Grosso modo, Picapica n'est pas dans le circuit, mais a tous les attributs pour en faire partie. Son décor est net et tranchant, avec ses tuyaux d'aération industriels, son bar longitudinal où l'on s'attarde pour manger et, surtout, admirer; un éclairage diffus, une rangée de banquettes qui encouragent la promiscuité, en un mot l'espace est agréable et intime.

En cuisine, et malgré le nom, on trouve des propositions qui ne sont pas exclusivement latinos, à part le menu dont les appellations sont rédigées en espagnol. Étrange quand on pense que la maison sert de la salade César, des cailles confites, des plats «sautés aux épices des îles», de la salade de mangue à la coriandre et au jus de lime.

En fait, il n'y a pas de genre précis sur le menu, seulement une forme, celle des portions lilliputiennes à laquelle on a surtout associé l'Espagne. Mais toutes les cuisines de la Méditerranée ont la leur: mezze, hors-d'oeuvre, antipasti, mezze grecs, sfizi de Naples... l'idée étant le partage et la convivialité. En ce sens, les plats que nous apporte en succession le gentil serveur frappent dans le mille.

Et qu'importe si les plats sont de nature hybride - un peu à la manière des Spoon d'Alain Ducasse -, leur confection est rigoureuse, précise et les ingrédients sont sincères et traités avec minutie. Et puis, on aime bien ce genre malin, des ingrédients de partout, pigés à l'Orient comme aux Caraïbes, des mélanges décontractés, qui reflètent aussi ce que nous sommes devenus: des métis.

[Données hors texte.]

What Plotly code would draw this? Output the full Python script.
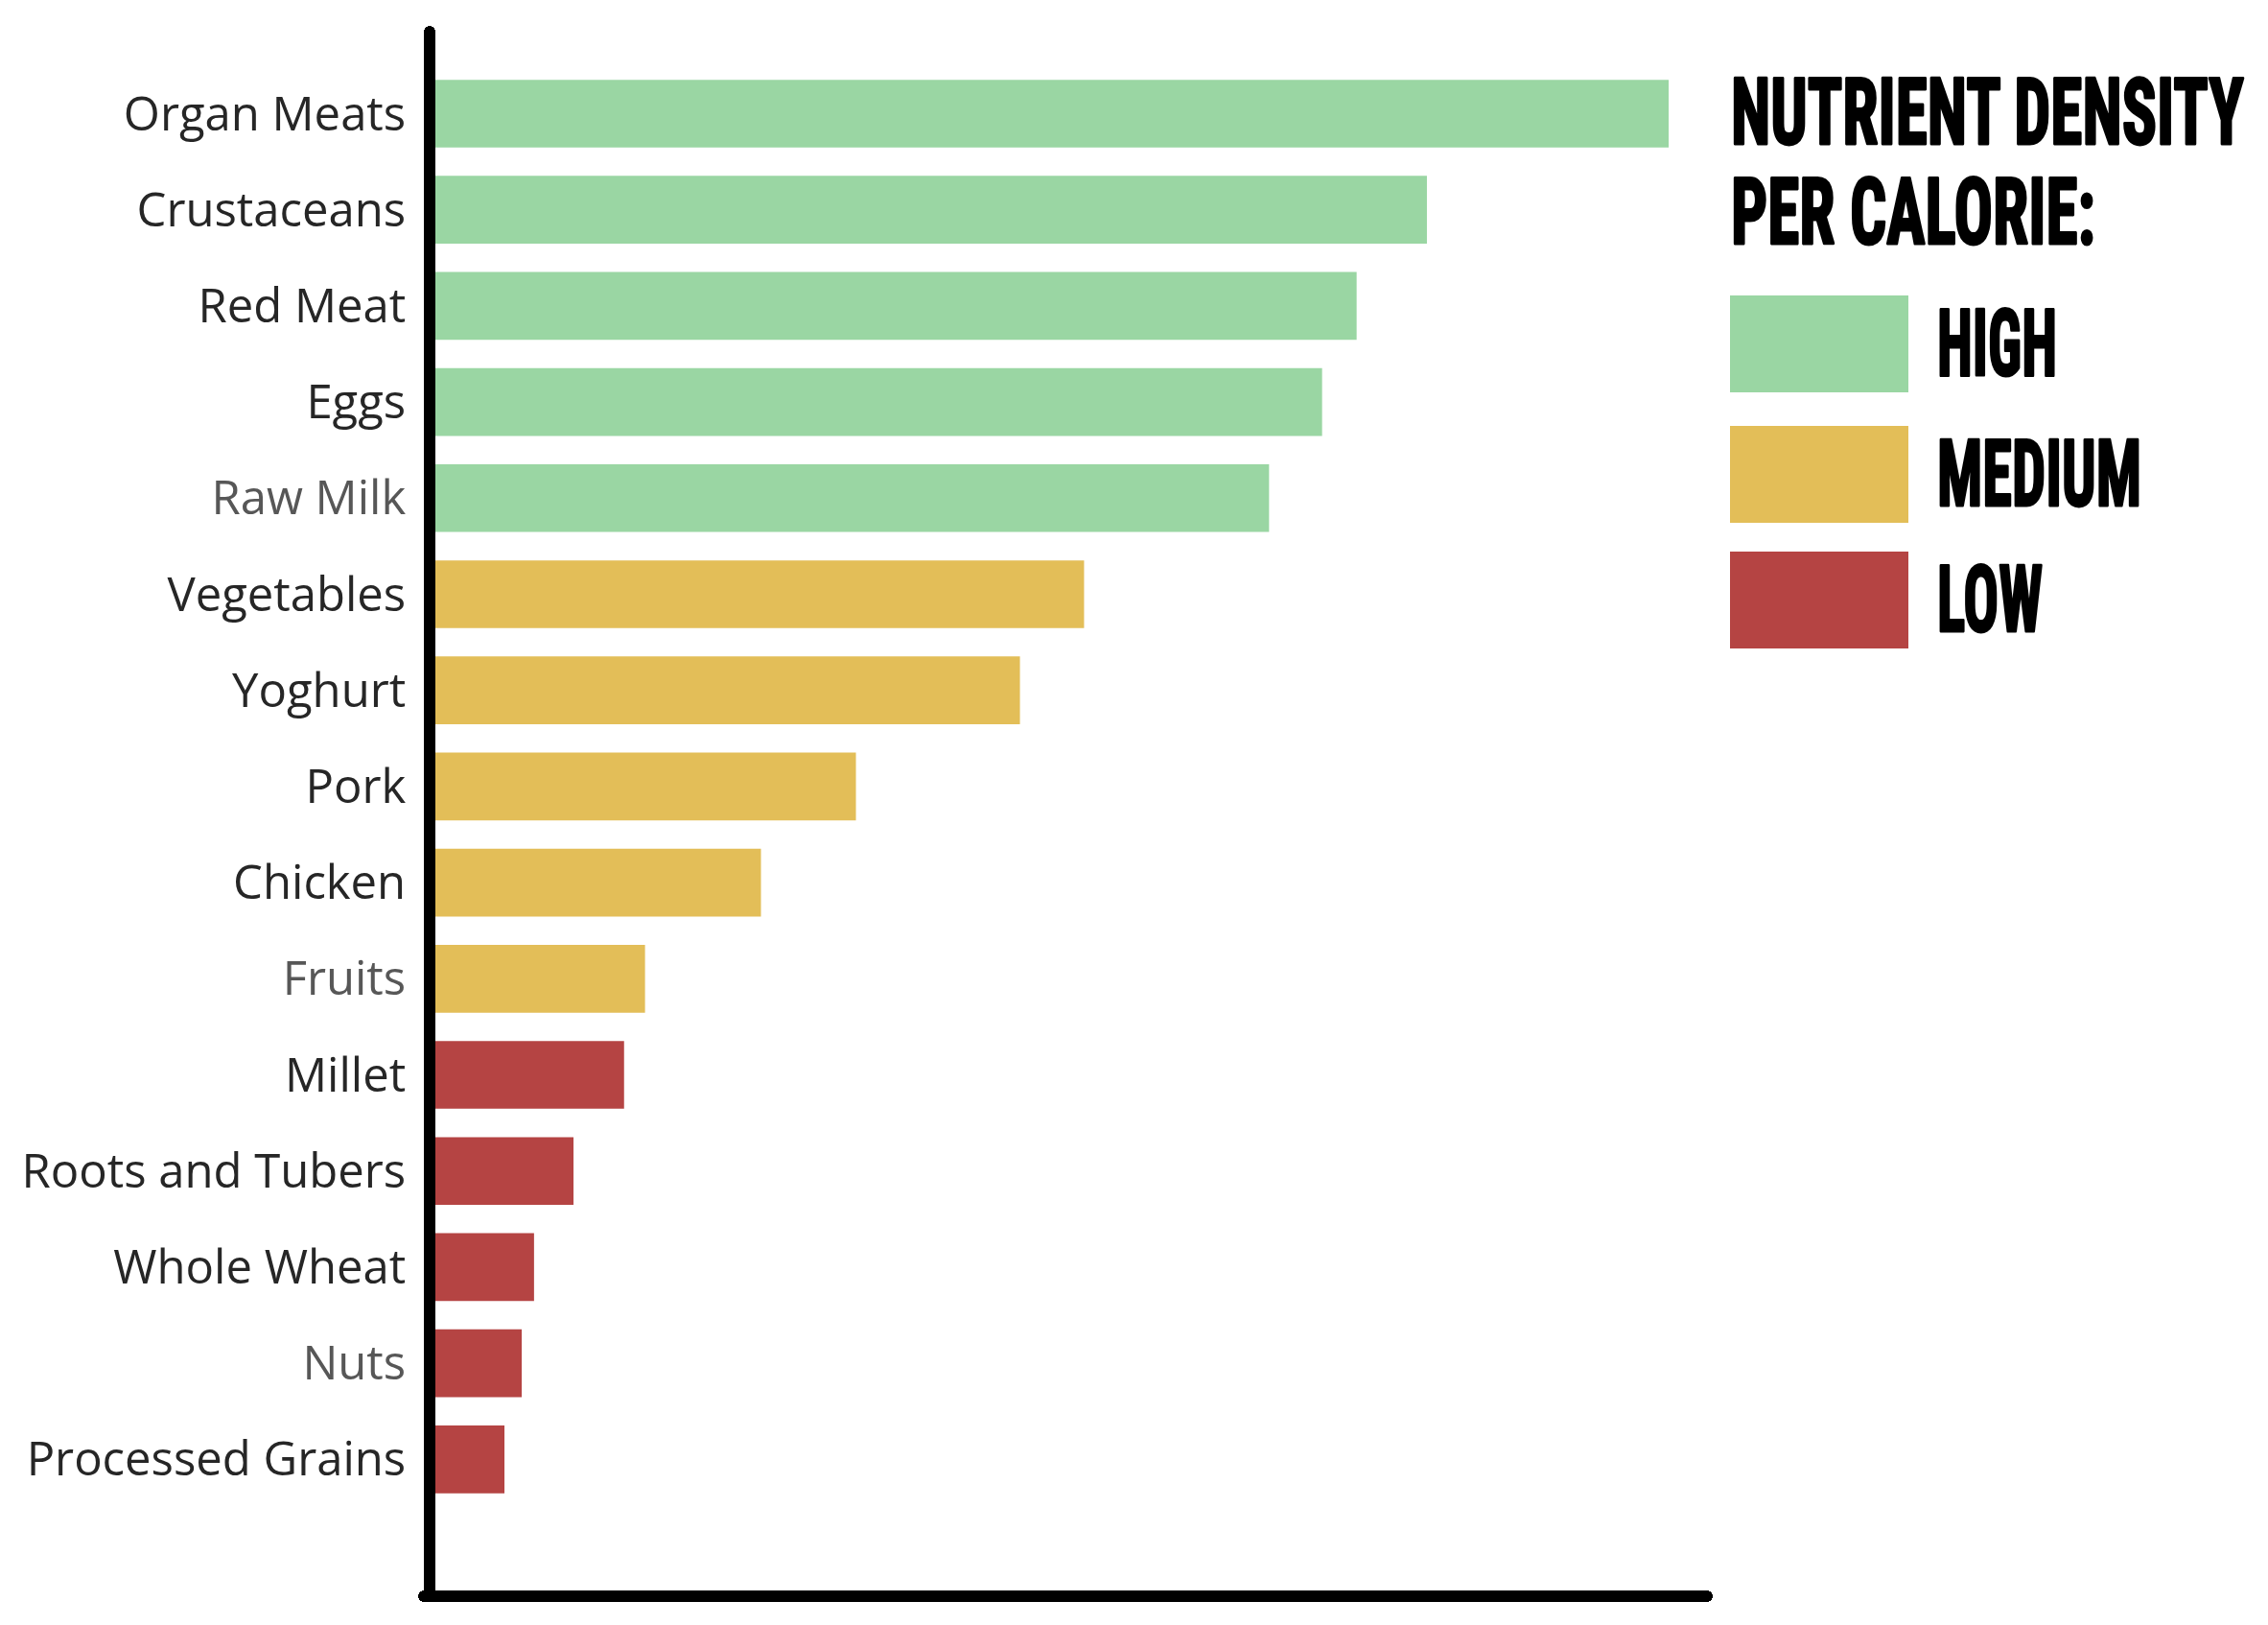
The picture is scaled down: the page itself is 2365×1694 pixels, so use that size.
import json
import plotly.graph_objects as go

# ---- data ----
foods = ["Organ Meats", "Crustaceans", "Red Meat", "Eggs", "Raw Milk",
         "Vegetables", "Yoghurt", "Pork", "Chicken", "Fruits",
         "Millet", "Roots and Tubers", "Whole Wheat", "Nuts", "Processed Grains"]
density = [100, 80.4, 74.7, 71.9, 67.6,
           52.6, 47.4, 34.1, 26.4, 17.0,
           15.3, 11.2, 8.0, 7.0, 5.6]
level = ["HIGH"] * 5 + ["MEDIUM"] * 5 + ["LOW"] * 5
levels = ["HIGH", "MEDIUM", "LOW"]
level_colors = ["#9AD6A3", "#E3BE58", "#B54443"]
light_labels = ["Raw Milk", "Fruits", "Nuts"]
legend_title_lines = ["NUTRIENT DENSITY", "PER CALORIE:"]

# ---- layout geometry ----
W, H = 2365, 1694
L, R, T, B = 446, 593, 25, 44
PW, PH = W - L - R, H - T - B

def px(x):
    return (x - L) / PW

def py(y):
    return 1 - (y - T) / PH

color_of = dict(zip(levels, level_colors))
bar_colors = [color_of[l] for l in level]

ticktext = [
    f"<span style='color:#575757'>{f}</span>" if f in light_labels else f
    for f in foods
]

fig = go.Figure()
fig.add_trace(go.Bar(
    y=foods, x=density, orientation="h",
    marker=dict(color=bar_colors, line=dict(width=0)),
    width=0.705, showlegend=False, hoverinfo="skip",
))

fig.update_layout(
    width=W, height=H,
    margin=dict(l=L, r=R, t=T, b=B, pad=0),
    paper_bgcolor="white", plot_bgcolor="white",
    showlegend=False,
    font=dict(family="Open Sans, sans-serif", color="#262626"),
)
fig.update_xaxes(range=[0, 103.11], showgrid=False, zeroline=False,
                 showticklabels=False, ticks="",
                 showline=True, linewidth=12, linecolor="black")
fig.update_yaxes(type="category", categoryorder="array", categoryarray=foods,
                 tickmode="array", tickvals=foods, ticktext=ticktext,
                 range=[15.364, -0.853], showgrid=False, zeroline=False,
                 ticks="", tickfont=dict(size=49, color="#262626"),
                 showline=True, linewidth=12, linecolor="black",
                 ticklabelstandoff=9)

# ---- custom legend (condensed display lettering) ----
LEG_FONT = dict(family="Roboto Condensed, Roboto, sans-serif", size=96,
                color="black", weight=700)
title_centers = [109, 213]
title_widths = [537, 382]
for line, cy in zip(legend_title_lines, title_centers):
    fig.add_annotation(xref="paper", yref="paper", x=px(1796), y=py(cy),
                       xanchor="left", yanchor="middle", showarrow=False,
                       borderpad=0, text=line, font=LEG_FONT)

sw_top = [300, 436, 567]
label_widths = [127, 215, 112]
for lab, col, top in zip(levels, level_colors, sw_top):
    fig.add_shape(type="rect", xref="paper", yref="paper",
                  x0=px(1796), x1=px(1982), y0=py(top), y1=py(top + 101),
                  fillcolor=col, line=dict(width=0))
    fig.add_annotation(xref="paper", yref="paper", x=px(2011), y=py(top + 50),
                       xanchor="left", yanchor="middle", showarrow=False,
                       borderpad=0, text=lab, font=LEG_FONT)

targets = dict(zip(legend_title_lines + levels, title_widths + label_widths))
STROKE = 3

post_js = """
var gd = document.getElementById('{plot_id}');
var TARGETS = __TARGETS__;
var SW = __STROKE__;
function condense() {
  gd.querySelectorAll('g.annotation text.annotation-text').forEach(function (t) {
    var tw = TARGETS[t.textContent];
    if (!tw) return;
    t.style.transform = 'none';
    var bb = t.getBBox();
    var sx = tw / (bb.width + SW);
    t.style.stroke = '#000';
    t.style.strokeWidth = SW + 'px';
    t.style.strokeLinejoin = 'round';
    t.style.paintOrder = 'stroke';
    t.style.transformBox = 'fill-box';
    t.style.transformOrigin = '0% 50%';
    t.style.transform = 'scaleX(' + sx + ')';
  });
  gd.querySelectorAll('path[class*="lines-"]').forEach(function (p) {
    p.style.strokeLinecap = 'round';
  });
}
condense();
setTimeout(condense, 100);
setTimeout(condense, 600);
if (gd.on) gd.on('plotly_afterplot', condense);
""".replace("__TARGETS__", json.dumps(targets)).replace("__STROKE__", str(STROKE))

fig.write_html("out.html", post_script=post_js)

Alors, qu'est ce qu'on trouve dans cette carte? Des champignons sautés à l'huile d'olive et à l'ail, déglacés d'un trait de vin blanc, de l'épaule de porc marinée dans les épices et braisée longuement (peut-être dans du jus d'orange ou quelque liquide acidulé), la viande effilochée et parfaitement fondante et savoureuse, ou des morceaux de boeuf braisés au vin rouge; voilà des plats qui collent aux hanches, qui sont d'une nature franche, habillés sobrement.

Puis il y a les poissons, crevettes sautées à l'ail, bien sûr, ou avec la sauce africaine piri-piri aux piments forts, ou les beignets de crabe qui montrent une ascendance antillaise, ou les moules à la portugaise ou encore le saumon noirci de Paul Prudhomme, de La Nouvelle-Orléans.

Vous voyez le topo: on ne s'agite pas dans des nationalismes gastronomiques superflus. Et pourtant, il y aurait de quoi s'alarmer quand on chaparde au monde entier. Mais on le fait avec aplomb et sang-froid. Enfin, il y a ce plat de haricots braisés avec de la saucisse, du canard confit et du lard fumé, sorte de cassoulet ou de fabada, et c'est notre terminus protéiné autour d'un menu dans lequel la verdure est visiblement absente. Pour ça, il faudra peut-être attendre l'été.

En tout cas, les desserts sont anecdotiques en comparaison, un shortcake crémeux qui masque tout, y compris notre boulimie.

Picapica

1310, boulevard de Maisonneuve Est 514-658-2874

On y retourne?
Oui!

Prix: Pour les tapas, on s'en tire autour de 10$ (à part les tartares, de 14$ à 19$), le double pour les grillades, comptez 100$ à deux tout compris, taxes, service et quatre verres de vin.

Faune: À la mode, bien sûr, celle de la tribu du Village: beaux garçons fringués comme des stars, belles filles de caractère, mondaines et métissées, bref, un style cohérent avec les ambiances du coin.

Service: Gracieux et fringant, avec une pointe d'humour.

Vin: Carte courte mais bien faite avec des propositions facturées raisonnablement. Quelques vins espagnols au verre.

(+) Des plats présentés en deux vitesses (portions tapas), ce qui permet de diriger son repas et de faire le tour de la carte.

(-) Un menu en papier, une photocopie brochée! Pas très sérieux.